WHAT TO PRODUCE:
Print exactly what lies from the line with "Clone this chart in matplotlib." down to the line with "0.5%, FA (F)']", counting both of those lines, but not the pictures.

[Start LISTING]

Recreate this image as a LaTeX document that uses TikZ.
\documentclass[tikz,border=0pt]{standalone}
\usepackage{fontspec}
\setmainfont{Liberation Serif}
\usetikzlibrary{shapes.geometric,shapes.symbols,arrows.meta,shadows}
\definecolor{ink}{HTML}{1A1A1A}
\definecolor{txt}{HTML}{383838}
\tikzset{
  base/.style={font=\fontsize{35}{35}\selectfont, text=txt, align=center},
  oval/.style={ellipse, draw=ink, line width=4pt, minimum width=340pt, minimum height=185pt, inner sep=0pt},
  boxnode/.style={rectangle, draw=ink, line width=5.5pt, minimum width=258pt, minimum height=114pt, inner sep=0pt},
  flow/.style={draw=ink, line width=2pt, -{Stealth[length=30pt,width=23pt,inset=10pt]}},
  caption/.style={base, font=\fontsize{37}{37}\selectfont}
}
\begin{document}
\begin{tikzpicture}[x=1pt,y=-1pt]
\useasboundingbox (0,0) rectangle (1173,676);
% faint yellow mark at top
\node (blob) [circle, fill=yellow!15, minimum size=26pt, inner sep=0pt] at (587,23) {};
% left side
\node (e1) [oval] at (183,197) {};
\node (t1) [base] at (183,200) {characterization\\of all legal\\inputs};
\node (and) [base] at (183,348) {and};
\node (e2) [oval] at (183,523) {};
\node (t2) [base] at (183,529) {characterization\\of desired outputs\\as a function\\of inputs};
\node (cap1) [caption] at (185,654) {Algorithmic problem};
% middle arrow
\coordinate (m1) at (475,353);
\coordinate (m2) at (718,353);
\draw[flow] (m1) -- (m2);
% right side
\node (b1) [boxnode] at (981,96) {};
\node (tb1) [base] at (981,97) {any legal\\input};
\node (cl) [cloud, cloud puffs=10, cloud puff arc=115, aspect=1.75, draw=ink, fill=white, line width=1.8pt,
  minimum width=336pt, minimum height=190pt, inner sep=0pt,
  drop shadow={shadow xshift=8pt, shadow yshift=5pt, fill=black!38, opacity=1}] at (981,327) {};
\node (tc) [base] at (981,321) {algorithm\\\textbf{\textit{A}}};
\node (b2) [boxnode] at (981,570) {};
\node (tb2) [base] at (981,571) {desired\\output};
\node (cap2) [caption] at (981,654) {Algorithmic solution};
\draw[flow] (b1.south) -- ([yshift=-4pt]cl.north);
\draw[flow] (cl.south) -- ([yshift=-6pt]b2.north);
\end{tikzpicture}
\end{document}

[End LISTING]
[Start LISTING]

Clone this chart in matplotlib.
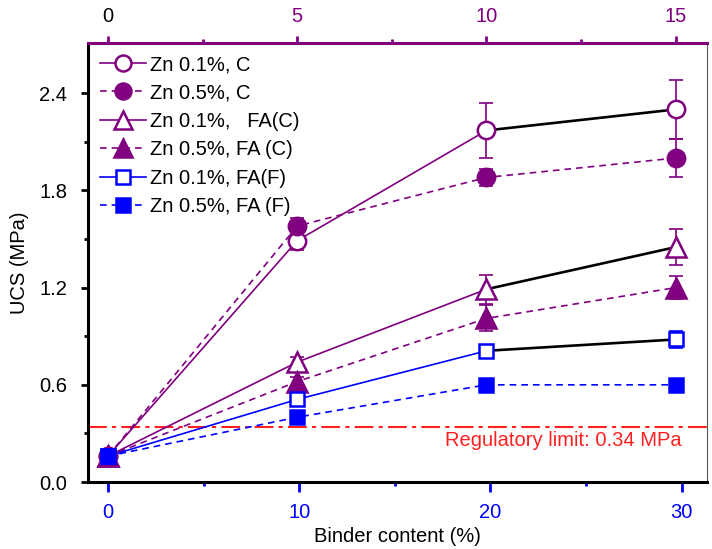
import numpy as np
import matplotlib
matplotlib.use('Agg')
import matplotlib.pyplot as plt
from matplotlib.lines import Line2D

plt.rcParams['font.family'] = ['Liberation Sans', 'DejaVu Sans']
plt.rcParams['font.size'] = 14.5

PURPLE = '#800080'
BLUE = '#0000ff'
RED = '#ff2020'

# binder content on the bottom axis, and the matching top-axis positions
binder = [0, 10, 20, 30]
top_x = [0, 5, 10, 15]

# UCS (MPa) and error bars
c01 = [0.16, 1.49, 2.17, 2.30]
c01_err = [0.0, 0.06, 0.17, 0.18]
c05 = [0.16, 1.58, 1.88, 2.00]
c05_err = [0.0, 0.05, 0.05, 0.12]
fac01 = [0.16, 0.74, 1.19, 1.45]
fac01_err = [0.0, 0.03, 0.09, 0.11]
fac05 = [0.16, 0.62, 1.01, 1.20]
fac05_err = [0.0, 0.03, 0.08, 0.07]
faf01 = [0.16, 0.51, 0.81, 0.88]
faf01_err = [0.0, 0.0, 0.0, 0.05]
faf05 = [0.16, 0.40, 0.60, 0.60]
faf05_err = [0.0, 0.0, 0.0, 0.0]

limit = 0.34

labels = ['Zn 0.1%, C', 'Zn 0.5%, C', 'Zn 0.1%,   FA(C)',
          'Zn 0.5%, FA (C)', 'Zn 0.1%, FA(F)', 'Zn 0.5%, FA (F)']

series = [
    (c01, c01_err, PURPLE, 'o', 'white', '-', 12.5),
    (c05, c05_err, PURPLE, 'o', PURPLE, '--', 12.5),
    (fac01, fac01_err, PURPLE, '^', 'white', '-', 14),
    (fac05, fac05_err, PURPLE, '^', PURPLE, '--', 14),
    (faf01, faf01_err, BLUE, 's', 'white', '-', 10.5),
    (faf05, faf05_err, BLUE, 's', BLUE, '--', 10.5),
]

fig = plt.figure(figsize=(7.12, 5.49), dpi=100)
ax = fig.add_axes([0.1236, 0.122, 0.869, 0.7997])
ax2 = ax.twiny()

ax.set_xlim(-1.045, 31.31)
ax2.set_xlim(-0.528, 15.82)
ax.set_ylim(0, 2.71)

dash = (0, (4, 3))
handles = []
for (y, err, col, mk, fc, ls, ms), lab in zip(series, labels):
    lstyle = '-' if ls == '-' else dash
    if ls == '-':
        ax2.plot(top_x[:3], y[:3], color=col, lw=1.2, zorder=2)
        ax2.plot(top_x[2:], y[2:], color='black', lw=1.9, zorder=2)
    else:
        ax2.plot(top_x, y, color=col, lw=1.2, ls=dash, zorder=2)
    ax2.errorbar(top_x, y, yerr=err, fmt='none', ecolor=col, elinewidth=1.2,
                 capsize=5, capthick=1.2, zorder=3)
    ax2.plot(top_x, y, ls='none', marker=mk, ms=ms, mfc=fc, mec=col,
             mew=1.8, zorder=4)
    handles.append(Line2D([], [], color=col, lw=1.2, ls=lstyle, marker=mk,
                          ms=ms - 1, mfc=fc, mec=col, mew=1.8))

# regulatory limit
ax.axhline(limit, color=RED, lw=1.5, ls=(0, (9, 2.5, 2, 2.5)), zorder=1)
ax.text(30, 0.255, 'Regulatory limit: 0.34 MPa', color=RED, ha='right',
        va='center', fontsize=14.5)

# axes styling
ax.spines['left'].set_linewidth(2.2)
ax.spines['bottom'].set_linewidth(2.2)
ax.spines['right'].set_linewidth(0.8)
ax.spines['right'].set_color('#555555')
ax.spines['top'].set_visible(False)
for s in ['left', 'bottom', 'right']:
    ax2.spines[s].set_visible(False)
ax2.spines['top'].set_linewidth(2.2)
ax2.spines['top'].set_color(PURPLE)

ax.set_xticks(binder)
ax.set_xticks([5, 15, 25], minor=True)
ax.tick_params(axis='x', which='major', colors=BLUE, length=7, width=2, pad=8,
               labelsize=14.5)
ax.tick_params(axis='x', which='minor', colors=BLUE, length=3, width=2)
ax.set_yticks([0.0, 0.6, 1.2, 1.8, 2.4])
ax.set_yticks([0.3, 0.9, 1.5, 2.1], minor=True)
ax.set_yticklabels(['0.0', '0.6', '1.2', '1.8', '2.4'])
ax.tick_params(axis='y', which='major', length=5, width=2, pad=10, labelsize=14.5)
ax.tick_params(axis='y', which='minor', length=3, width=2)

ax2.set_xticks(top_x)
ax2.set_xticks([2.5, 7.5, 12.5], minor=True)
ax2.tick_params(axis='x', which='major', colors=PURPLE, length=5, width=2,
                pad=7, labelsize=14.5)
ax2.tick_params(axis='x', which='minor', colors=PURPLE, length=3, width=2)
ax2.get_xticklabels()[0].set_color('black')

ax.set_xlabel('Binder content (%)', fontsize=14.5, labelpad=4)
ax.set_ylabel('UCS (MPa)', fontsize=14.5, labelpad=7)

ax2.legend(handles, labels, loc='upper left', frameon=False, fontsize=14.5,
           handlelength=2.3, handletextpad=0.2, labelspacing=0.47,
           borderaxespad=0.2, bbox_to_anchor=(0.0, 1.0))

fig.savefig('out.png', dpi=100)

[End LISTING]

OUTPUT OF THE TASK:
Clone this chart in matplotlib.
import numpy as np
import matplotlib
matplotlib.use('Agg')
import matplotlib.pyplot as plt
from matplotlib.lines import Line2D

plt.rcParams['font.family'] = ['Liberation Sans', 'DejaVu Sans']
plt.rcParams['font.size'] = 14.5

PURPLE = '#800080'
BLUE = '#0000ff'
RED = '#ff2020'

# binder content on the bottom axis, and the matching top-axis positions
binder = [0, 10, 20, 30]
top_x = [0, 5, 10, 15]

# UCS (MPa) and error bars
c01 = [0.16, 1.49, 2.17, 2.30]
c01_err = [0.0, 0.06, 0.17, 0.18]
c05 = [0.16, 1.58, 1.88, 2.00]
c05_err = [0.0, 0.05, 0.05, 0.12]
fac01 = [0.16, 0.74, 1.19, 1.45]
fac01_err = [0.0, 0.03, 0.09, 0.11]
fac05 = [0.16, 0.62, 1.01, 1.20]
fac05_err = [0.0, 0.03, 0.08, 0.07]
faf01 = [0.16, 0.51, 0.81, 0.88]
faf01_err = [0.0, 0.0, 0.0, 0.05]
faf05 = [0.16, 0.40, 0.60, 0.60]
faf05_err = [0.0, 0.0, 0.0, 0.0]

limit = 0.34

labels = ['Zn 0.1%, C', 'Zn 0.5%, C', 'Zn 0.1%,   FA(C)',
          'Zn 0.5%, FA (C)', 'Zn 0.1%, FA(F)', 'Zn 0.5%, FA (F)']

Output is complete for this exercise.